Lo studio delle civiltà antiche può aiutarci a riflettere sull’imprescindibile legame che abbiamo tuttora e che abbiamo sempre avuto con ogni elemento naturale che ci circonda, legame che purtroppo oggi sembra essere dimenticato, quando invece rimane la base per la nostra sopravvivenza. Di questo, gli Aztechi erano profondamente consapevoli. Uno studio dell’Università di Riverside in California, pubblicato sulla rivista dell’Accademia Americana delle Scienze (Pnas), ha approfondito l’utilizzo di Sole e montagne da parte degli Aztechi per individuare il cambio delle stagioni e, dunque, i momenti più propizi per poter seminare.

Lo studio, guidato da Exequiel Ezcurra, ha esaminato la struttura di alcuni templi aztechi in Messico e la loro posizione in relazione alle montagne circostanti.
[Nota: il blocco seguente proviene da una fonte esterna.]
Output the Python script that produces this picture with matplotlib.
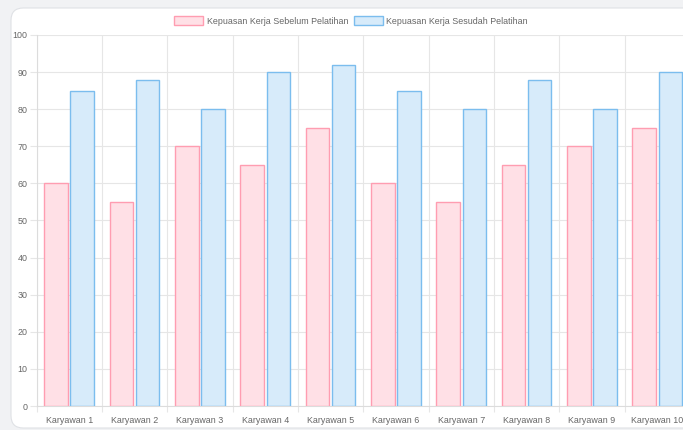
import matplotlib
matplotlib.use("Agg")
import matplotlib.pyplot as plt
from matplotlib.patches import FancyBboxPatch
import numpy as np

# Employee satisfaction scores before and after training
categories = ["Karyawan 1", "Karyawan 2", "Karyawan 3", "Karyawan 4", "Karyawan 5",
              "Karyawan 6", "Karyawan 7", "Karyawan 8", "Karyawan 9", "Karyawan 10"]
before = [60, 55, 70, 65, 75, 60, 55, 65, 70, 75]
after = [85, 88, 80, 90, 92, 85, 80, 88, 80, 90]
series_labels = ["Kepuasan Kerja Sebelum Pelatihan", "Kepuasan Kerja Sesudah Pelatihan"]
y_ticks = list(range(0, 101, 10))

W, H = 683, 430
DPI = 100
plt.rcParams["font.family"] = ["Liberation Sans", "DejaVu Sans"]

fig = plt.figure(figsize=(W / DPI, H / DPI), dpi=DPI)
fig.patch.set_facecolor("#f1f2f4")

# white card behind the chart
card = FancyBboxPatch((11 / W, 2 / H), 720 / W, (422 - 2) / H,
                      boxstyle="round,pad=0,rounding_size=0.018",
                      transform=fig.transFigure, facecolor="white",
                      edgecolor="#dfe1e5", linewidth=0.8, mutation_aspect=W / H,
                      zorder=-5)
fig.patches.append(card)

left_px, right_px, top_px, bottom_px = 36.5, 690, 35, 406
ax = fig.add_axes([left_px / W, (H - bottom_px) / H,
                   (right_px - left_px) / W, (bottom_px - top_px) / H])
ax.set_facecolor("none")
ax.set_zorder(2)

grid_c = "#e6e6e6"
text_c = "#666666"
fs = 6.4
px = 72 / DPI  # points per pixel

pink_fill, pink_edge = "#ffe0e6", "#ff9db1"
blue_fill, blue_edge = "#d7ebfa", "#7bbdee"

x = np.arange(len(categories))
w = 0.36
ax.bar(x - 0.2, before, width=w, color=pink_fill, edgecolor=pink_edge,
       linewidth=1.0, zorder=3, label=series_labels[0])
ax.bar(x + 0.2, after, width=w, color=blue_fill, edgecolor=blue_edge,
       linewidth=1.0, zorder=3, label=series_labels[1])

ax.set_xlim(-0.5, len(categories) - 0.5)
ax.set_ylim(0, 100)

ax.set_yticks(y_ticks)
ax.set_yticklabels([str(v) for v in y_ticks])
ax.set_xticks(x)
ax.set_xticklabels(categories)
ax.set_xticks(np.arange(-0.5, len(categories), 1.0), minor=True)

ax.tick_params(axis="y", length=7.5 * px, width=0.8, color=grid_c, pad=1.5 * px,
               labelsize=fs, labelcolor=text_c)
ax.tick_params(axis="x", which="major", length=0, pad=10 * px,
               labelsize=fs, labelcolor=text_c)
ax.tick_params(axis="x", which="minor", length=6 * px, width=0.8, color=grid_c)

ax.grid(True, axis="y", which="major", color=grid_c, linewidth=0.8, zorder=0)
ax.grid(True, axis="x", which="minor", color=grid_c, linewidth=0.8, zorder=0)
ax.grid(False, axis="x", which="major")
ax.set_axisbelow(True)

for s in ["top", "right"]:
    ax.spines[s].set_visible(False)
for s in ["left", "bottom"]:
    ax.spines[s].set_color("#dcdcdc")
    ax.spines[s].set_linewidth(0.8)

leg = fig.legend(loc="center", bbox_to_anchor=(351 / W, (H - 21) / H),
                 ncol=2, frameon=False, fontsize=fs, labelcolor=text_c,
                 handlelength=3.3, handleheight=1.2, handletextpad=0.4,
                 columnspacing=0.6)

fig.savefig("out.png", dpi=DPI, facecolor=fig.get_facecolor())
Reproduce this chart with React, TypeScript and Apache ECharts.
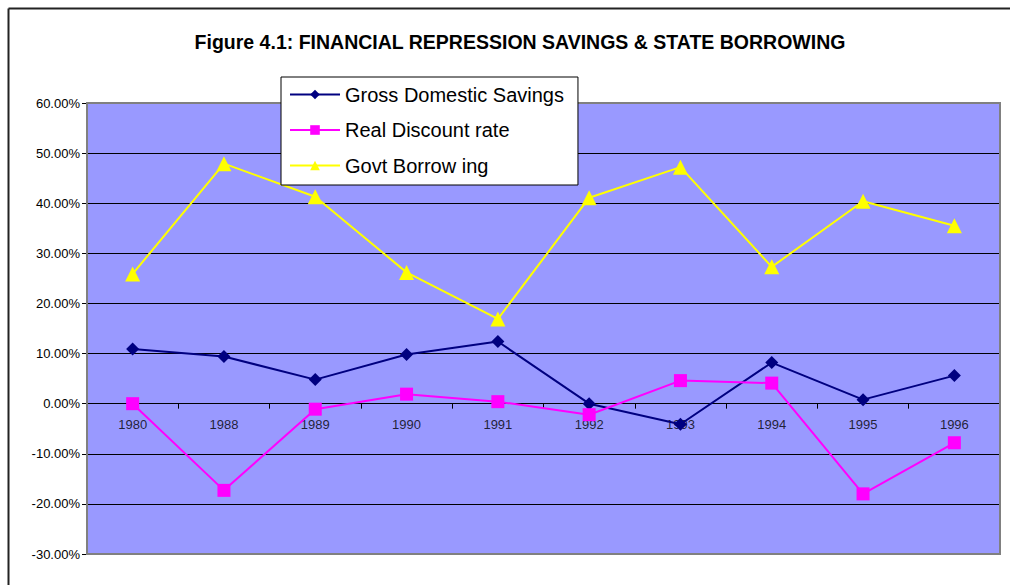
import React, { useEffect, useRef } from "react";
import * as echarts from "echarts";

const years = ["1980", "1988", "1989", "1990", "1991", "1992", "1993", "1994", "1995", "1996"];
const grossDomesticSavings = [10.9, 9.4, 4.8, 9.8, 12.4, 0.0, -4.1, 8.2, 0.8, 5.6];
const realDiscountRate = [0.0, -17.3, -1.1, 1.9, 0.4, -2.2, 4.6, 4.1, -18.0, -7.8];
const govtBorrowing = [25.9, 47.9, 41.3, 26.2, 16.9, 41.1, 47.2, 27.3, 40.4, 35.5];
const seriesNames = ["Gross Domestic Savings", "Real Discount rate", "Govt Borrow ing"];
const titleText = "Figure 4.1: FINANCIAL REPRESSION SAVINGS & STATE BORROWING";

const FONT = "'Liberation Sans', Arial, sans-serif";

export default function App() {
  const ref = useRef<HTMLDivElement>(null);
  useEffect(() => {
    if (!ref.current) return;
    const chart = echarts.init(ref.current, null, { renderer: "svg" });
    const mk = (name: string, data: number[], color: string, symbol: string, size: number) => ({
      name,
      type: "line",
      data,
      symbol,
      symbolSize: size,
      lineStyle: { color, width: 2 },
      itemStyle: { color },
      z: 3,
    });
    chart.setOption({
      animation: false,
      backgroundColor: "#ffffff",
      textStyle: { fontFamily: FONT },
      title: {
        text: titleText,
        left: 515,
        textAlign: "center",
        top: 27,
        textStyle: { fontFamily: FONT, fontWeight: "bold", fontSize: 19.5, color: "#000" },
      },
      graphic: [
        {
          type: "line",
          shape: { x1: 8.5, y1: 8.5, x2: 1010, y2: 8.5 },
          style: { stroke: "#222", lineWidth: 2 },
          silent: true,
          z: 100,
        },
        {
          type: "line",
          shape: { x1: 8.5, y1: 8.5, x2: 8.5, y2: 585 },
          style: { stroke: "#222", lineWidth: 2 },
          silent: true,
          z: 100,
        },
        {
          type: "rect",
          shape: { x: 87, y: 103, width: 913, height: 451 },
          style: { fill: "none", stroke: "#808080", lineWidth: 2 },
          silent: true,
          z: 1,
        },
      ],
      legend: {
        orient: "vertical",
        left: 281,
        top: 77,
        padding: [6, 14, 8, 8],
        itemGap: 12.5,
        itemWidth: 50,
        itemHeight: 12,
        backgroundColor: "#ffffff",
        borderColor: "#000",
        borderWidth: 1,
        textStyle: { fontSize: 20, color: "#000", fontFamily: FONT, lineHeight: 23 },
        data: seriesNames,
        z: 10,
      },
      grid: { left: 87, right: 10, top: 103, bottom: 31, backgroundColor: "#9999FF", show: true, borderWidth: 0 },
      xAxis: {
        type: "category",
        data: years,
        boundaryGap: true,
        axisLine: { onZero: true, lineStyle: { color: "#000", width: 1 } },
        axisTick: { show: true, inside: false, length: 5, lineStyle: { color: "#000" } },
        axisLabel: { show: false },
        splitLine: { show: false },
      },
      yAxis: {
        type: "value",
        min: -30,
        max: 60,
        interval: 10,
        axisLine: { show: true, lineStyle: { color: "#000", width: 1 } },
        axisTick: { show: true, length: 5, lineStyle: { color: "#000" } },
        axisLabel: {
          fontSize: 13,
          color: "#000",
          margin: 7,
          fontFamily: FONT,
          formatter: (v: number) => v.toFixed(2) + "%",
        },
        splitLine: { show: true, lineStyle: { color: "#000", width: 1 } },
      },
      series: [
        {
          name: "year-labels",
          type: "scatter",
          data: years.map((y) => [y, 0]),
          symbolSize: 0,
          silent: true,
          z: 2,
          label: {
            show: true,
            position: "bottom",
            distance: 14,
            formatter: (p: any) => p.value[0],
            fontSize: 13,
            color: "#000",
            fontFamily: FONT,
          },
        },
        mk(seriesNames[0], grossDomesticSavings, "#000080", "diamond", 13),
        mk(seriesNames[1], realDiscountRate, "#FF00FF", "rect", 13),
        mk(seriesNames[2], govtBorrowing, "#FFFF00", "triangle", 15),
      ],
    });
    return () => chart.dispose();
  }, []);
  return (
    <div
      ref={ref}
      style={{ position: "fixed", left: 0, top: 0, width: 1010, height: 585 }}
    />
  );
}
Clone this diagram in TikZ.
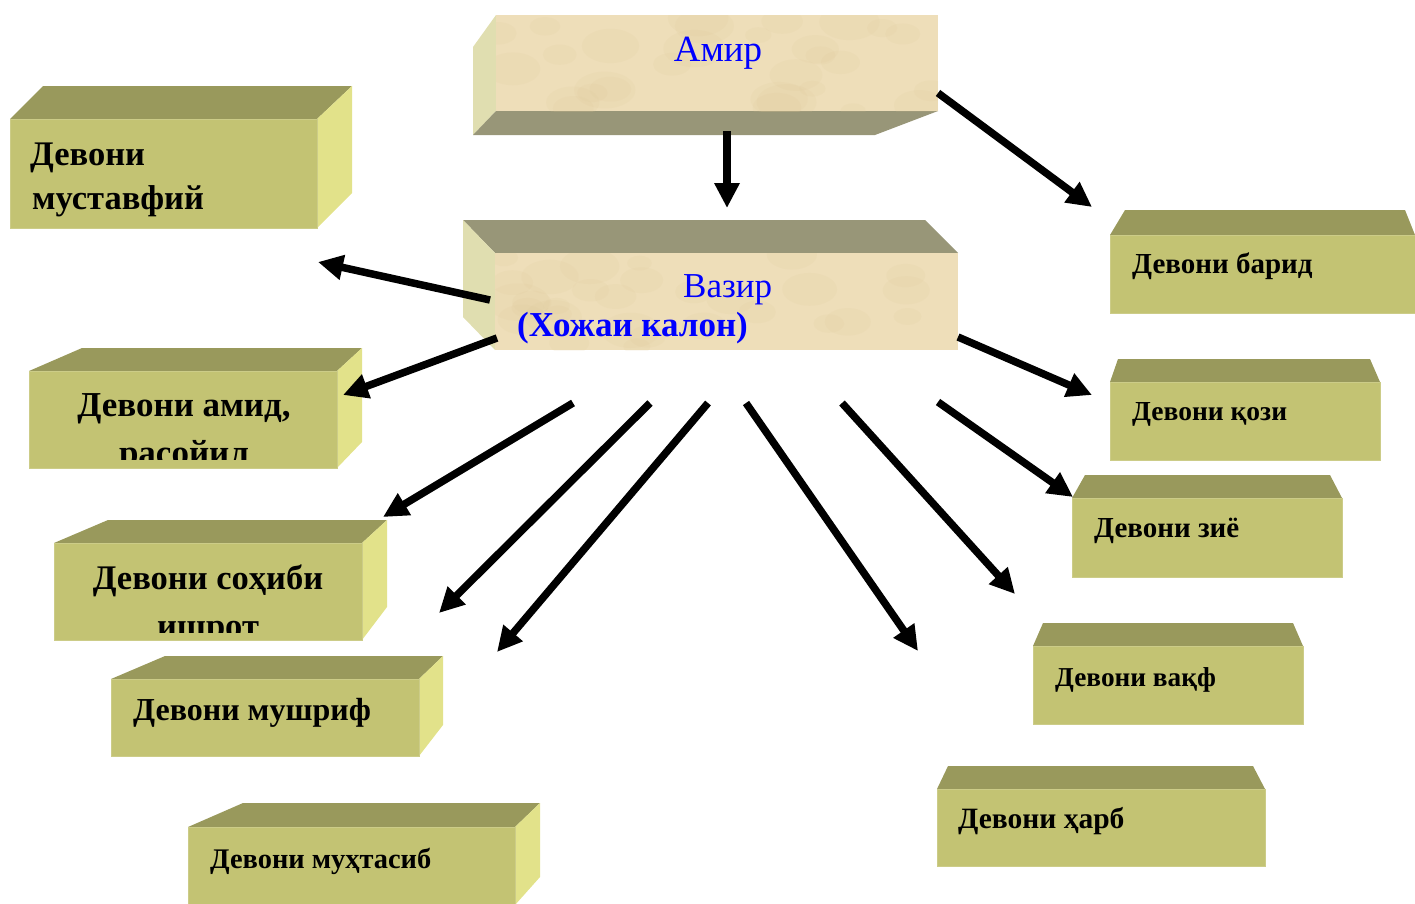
\documentclass[tikz,border=0pt]{standalone}
\usepackage{fontspec}
\setmainfont{Liberation Serif}
\usetikzlibrary{arrows.meta}
\definecolor{olvtop}{RGB}{153,153,92}
\definecolor{olvfront}{RGB}{195,195,115}
\definecolor{olvside}{RGB}{226,226,138}
\definecolor{beige}{RGB}{238,222,185}
\definecolor{beigedark}{RGB}{220,198,150}
\definecolor{beigeside}{RGB}{224,222,176}
\definecolor{greyolv}{RGB}{152,150,120}
\newcommand\fsz[1]{\fontsize{#1}{#1}\selectfont\bfseries}
\tikzset{
  topf/.style={fill=olvtop, draw=none},
  frontf/.style={fill=olvfront, draw=olvfront!85!white, line width=1pt},
  sidef/.style={fill=olvside, draw=none},
  beigef/.style={fill=beige, draw=none},
  beigeside/.style={fill=beigeside, draw=none},
  greyf/.style={fill=greyolv, draw=none},
  mottle/.style={fill=beigedark, opacity=0.12},
  lbl/.style={inner sep=0pt, anchor=base west, text=black},
  ctr/.style={inner sep=0pt, anchor=base, text=black},
  arr/.style={line width=7.5pt, -{Triangle[length=25pt,width=24pt]}}
}
\begin{document}
\begin{tikzpicture}[x=1pt,y=-1pt]
\useasboundingbox (0,0) rectangle (1415,903);
\pgfmathsetseed{7}
% ---------- Amir ----------
\fill[beigeside] (473,47) -- (496,15) -- (496,111) -- (473,135) -- cycle;
\fill[greyf] (473,135) -- (496,111) -- (938,111) -- (875,135) -- cycle;
\fill[beigef] (496,15) rectangle (938,111);
\begin{scope}
\clip (496,15) rectangle (938,111);
\foreach \k in {1,...,30} {
  \pgfmathsetmacro\xx{496+442*rnd}\pgfmathsetmacro\yy{15+96*rnd}
  \pgfmathsetmacro\rr{12+20*rnd}
  \fill[mottle] (\xx,\yy) ellipse ({\rr} and {0.6*\rr});
}
\end{scope}
\node[inner sep=0pt, anchor=base, text=blue, font=\fontsize{37}{40}\selectfont] (amir) at (718,61) {Амир};
% ---------- Vazir ----------
\fill[greyf] (463,220) -- (925,220) -- (958,253) -- (495,253) -- cycle;
\fill[beigeside] (463,220) -- (495,253) -- (495,350) -- (463,317) -- cycle;
\fill[beigef] (495,253) rectangle (958,350);
\begin{scope}
\clip (495,253) rectangle (958,350);
\foreach \k in {1,...,30} {
  \pgfmathsetmacro\xx{495+463*rnd}\pgfmathsetmacro\yy{253+97*rnd}
  \pgfmathsetmacro\rr{12+20*rnd}
  \fill[mottle] (\xx,\yy) ellipse ({\rr} and {0.6*\rr});
}
\end{scope}
\node[inner sep=0pt, anchor=base west, text=blue, font=\fontsize{35}{38}\selectfont] (vazir) at (683,297) {Вазир};
\node[inner sep=0pt, anchor=base west, text=blue, font=\fsz{35}] (khoja) at (517,336) {(Хожаи калон)};
% ---------- Left boxes ----------
% B1
\fill[topf] (10,119) -- (43,86) -- (352,86) -- (317,119) -- cycle;
\fill[sidef] (317,119) -- (352,86) -- (352,193) -- (317,228) -- cycle;
\filldraw[frontf] (10,119) rectangle (317,228);
\node[lbl, font=\fsz{34.5}] (b1a) at (30,165) {Девони};
\node[lbl, font=\fsz{34.5}] (b1b) at (32,209) {муставфий};
% B2
\fill[topf] (29,371) -- (82,348) -- (362,348) -- (337,371) -- cycle;
\fill[sidef] (337,371) -- (362,348) -- (362,442) -- (337,468) -- cycle;
\filldraw[frontf] (29,371) rectangle (337,468);
\begin{scope}
\clip (29,371) rectangle (337,459);
\node[ctr, font=\fsz{35}] (b2a) at (184,416) {Девони амид,};
\node[ctr, font=\fsz{35}] (b2b) at (184,464) {расойил};
\end{scope}
% B3
\fill[topf] (54,543) -- (108,520) -- (387,520) -- (362,543) -- cycle;
\fill[sidef] (362,543) -- (387,520) -- (387,607) -- (362,640) -- cycle;
\filldraw[frontf] (54,543) rectangle (362,640);
\begin{scope}
\clip (54,543) rectangle (362,632);
\node[ctr, font=\fsz{34.5}] (b3a) at (208,589) {Девони соҳиби};
\node[ctr, font=\fsz{34.5}] (b3b) at (208,637) {ишрот};
\end{scope}
% B4
\fill[topf] (111,679) -- (165,656) -- (443,656) -- (419,679) -- cycle;
\fill[sidef] (419,679) -- (443,656) -- (443,725) -- (419,756) -- cycle;
\filldraw[frontf] (111,679) rectangle (419,756);
\node[lbl, font=\fsz{32}] (b4) at (133,720) {Девони мушриф};
% B5
\fill[topf] (188,827) -- (243,803) -- (540,803) -- (515,827) -- cycle;
\fill[sidef] (515,827) -- (540,803) -- (540,877) -- (515,905) -- cycle;
\filldraw[frontf] (188,827) rectangle (515,910);
\node[lbl, font=\fsz{28.4}] (b5) at (210,868) {Девони муҳтасиб};
% ---------- Right boxes ----------
% B6
\fill[topf] (1110,235) -- (1125,210) -- (1405,210) -- (1415,235) -- cycle;
\filldraw[frontf] (1110,235) rectangle (1420,313);
\node[lbl, font=\fsz{29}] (b6) at (1132,273) {Девони барид};
% B7
\fill[topf] (1110,382) -- (1118,359) -- (1370,359) -- (1380,382) -- cycle;
\filldraw[frontf] (1110,382) rectangle (1380,460);
\node[lbl, font=\fsz{27.5}] (b7) at (1132,420) {Девони қози};
% B8
\fill[topf] (1072,498) -- (1085,475) -- (1330,475) -- (1342,498) -- cycle;
\filldraw[frontf] (1072,498) rectangle (1342,577);
\node[lbl, font=\fsz{29}] (b8) at (1094,537) {Девони зиё};
% B9
\fill[topf] (1033,646) -- (1043,623) -- (1293,623) -- (1303,646) -- cycle;
\filldraw[frontf] (1033,646) rectangle (1303,724);
\node[lbl, font=\fsz{27.3}] (b9) at (1055,686) {Девони вақф};
% B10
\fill[topf] (937,789) -- (948,766) -- (1253,766) -- (1265,789) -- cycle;
\filldraw[frontf] (937,789) rectangle (1265,866);
\node[lbl, font=\fsz{29.5}] (b10) at (958,828) {Девони ҳарб};
% ---------- Arrow endpoints ----------
\coordinate (s0) at (727,131);  \coordinate (e0) at (727,208);
\coordinate (s1) at (938,93);   \coordinate (e1) at (1092,207);
\coordinate (s2) at (490,300);  \coordinate (e2) at (318,262);
\coordinate (s3) at (497,338);  \coordinate (e3) at (343,395);
\coordinate (s4) at (573,403);  \coordinate (e4) at (383,517);
\coordinate (s5) at (650,403);  \coordinate (e5) at (439,613);
\coordinate (s6) at (708,403);  \coordinate (e6) at (497,652);
\coordinate (s7) at (746,403);  \coordinate (e7) at (918,651);
\coordinate (s8) at (842,403);  \coordinate (e8) at (1015,594);
\coordinate (s9) at (938,402);  \coordinate (e9) at (1073,497);
\coordinate (s10) at (958,337); \coordinate (e10) at (1092,395);
\foreach \i in {0,...,10} { \draw[arr] (s\i) -- (e\i); }
\end{tikzpicture}
\end{document}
Ad esempio il Templo Major di Città del Messico sembra che venisse utilizzato come punto di osservazione fisso rispetto determinate montagne individuate come riferimenti: difatti, dal tempio si poteva osservare come, nel giorno del solstizio d’inverno, il Sole sorgesse precisamente dietro la cima del monte Tehuicocone; nel giorno del solstizio d’estate, invece, il Sole emergeva dietro il sito archeologico di Tepetlaoxtoc, mentre durante gli equinozi esso comparisse dietro la cima del monte Tlaloc. “Questi risultati confermano che, anche senza gli strumenti celesti usati dagli europei al momento del loro arrivo” -spiegano i ricercatori- “le persone nel bacino del Messico potevano mantenere un calendario estremamente preciso che avrebbe consentito aggiustamenti dell’anno bisestile semplicemente utilizzando osservazioni sistematiche dell’alba contro le montagne orientali del bacino del Messico”.

Gli Aztechi che abitavano presso il monte Tlaloc erano dunque riusciti a segnare la posizione del Sole durante tutto l’anno, realizzando così un calendario attraverso lo studio della geografia del loro territorio. Questo calendario gli consentiva di capire con molta più precisione il periodo migliore in cui poter seminare una tipologia di pianta rispetto ad un’altra, evitando così perdite sul raccolto. “Piantare troppo presto, seguendo il segnale di una prima pioggia casuale può essere disastroso se la vera stagione delle piogge poi non continua – spiega Ezcurra – aspettare di piantare tardi, dopo che la stagione dei monsoni è chiaramente iniziata, può invece esporre il campo di mais, o milpa, a una stagione di crescita eccessivamente breve mettendo il raccolto in competizione con le erbacce già germogliate”.